=== Stated exercise ===
Where a line below holds the string "this", copy that line.

** begin Items **

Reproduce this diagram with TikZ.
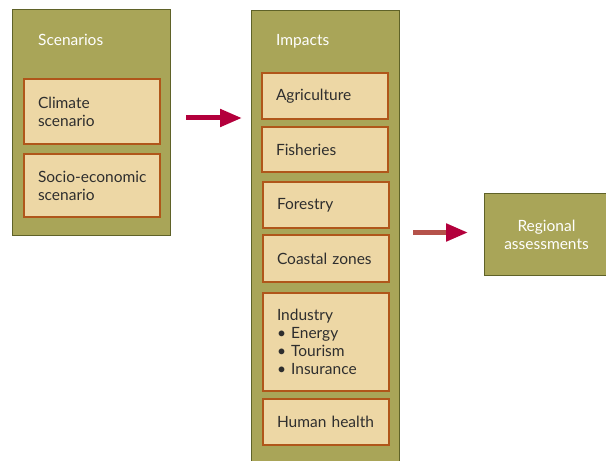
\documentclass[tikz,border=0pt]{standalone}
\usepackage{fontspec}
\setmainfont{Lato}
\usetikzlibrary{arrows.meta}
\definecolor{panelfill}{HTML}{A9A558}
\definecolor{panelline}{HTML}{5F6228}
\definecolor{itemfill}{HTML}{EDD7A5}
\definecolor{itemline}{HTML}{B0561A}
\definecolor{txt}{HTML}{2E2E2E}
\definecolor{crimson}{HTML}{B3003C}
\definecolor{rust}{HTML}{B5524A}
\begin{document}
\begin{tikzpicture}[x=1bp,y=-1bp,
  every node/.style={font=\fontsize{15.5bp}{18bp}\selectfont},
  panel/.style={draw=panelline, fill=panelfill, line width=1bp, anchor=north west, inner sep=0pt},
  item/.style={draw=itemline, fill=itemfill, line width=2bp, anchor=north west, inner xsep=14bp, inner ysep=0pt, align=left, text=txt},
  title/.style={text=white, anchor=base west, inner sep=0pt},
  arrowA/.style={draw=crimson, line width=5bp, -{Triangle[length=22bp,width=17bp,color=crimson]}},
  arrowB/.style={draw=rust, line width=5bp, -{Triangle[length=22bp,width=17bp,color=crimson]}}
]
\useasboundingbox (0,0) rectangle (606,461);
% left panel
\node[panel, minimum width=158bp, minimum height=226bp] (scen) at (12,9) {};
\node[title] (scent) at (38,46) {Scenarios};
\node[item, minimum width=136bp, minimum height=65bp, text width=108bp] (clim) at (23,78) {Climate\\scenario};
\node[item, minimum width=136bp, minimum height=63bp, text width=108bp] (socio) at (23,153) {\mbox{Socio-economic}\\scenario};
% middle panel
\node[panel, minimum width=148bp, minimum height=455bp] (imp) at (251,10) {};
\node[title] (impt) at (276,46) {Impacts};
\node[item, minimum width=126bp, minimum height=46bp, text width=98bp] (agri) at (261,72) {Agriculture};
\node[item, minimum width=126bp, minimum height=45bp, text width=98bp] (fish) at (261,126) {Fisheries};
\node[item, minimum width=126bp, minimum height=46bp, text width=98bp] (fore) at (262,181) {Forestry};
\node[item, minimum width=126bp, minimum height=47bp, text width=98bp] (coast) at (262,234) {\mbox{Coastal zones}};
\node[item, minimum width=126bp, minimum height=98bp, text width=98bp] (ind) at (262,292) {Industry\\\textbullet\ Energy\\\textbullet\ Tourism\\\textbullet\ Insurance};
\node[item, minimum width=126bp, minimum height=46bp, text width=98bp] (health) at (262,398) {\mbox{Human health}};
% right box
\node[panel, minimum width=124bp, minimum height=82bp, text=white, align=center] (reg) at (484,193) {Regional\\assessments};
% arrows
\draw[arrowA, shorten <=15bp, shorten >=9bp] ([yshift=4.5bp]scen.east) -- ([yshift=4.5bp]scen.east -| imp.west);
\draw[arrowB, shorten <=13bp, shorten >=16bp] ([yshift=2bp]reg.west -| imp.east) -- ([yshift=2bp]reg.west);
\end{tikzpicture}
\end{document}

** end Items **
** begin Items **

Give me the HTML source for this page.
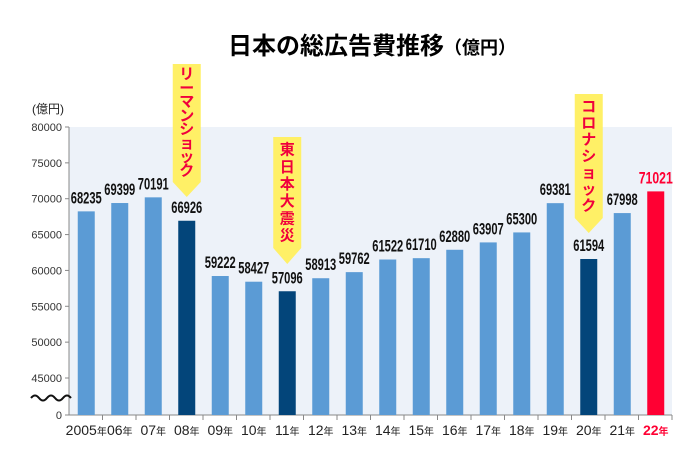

** end Items **

=== Expected answer ===
Reproduce this diagram with TikZ.
Give me the HTML source for this page.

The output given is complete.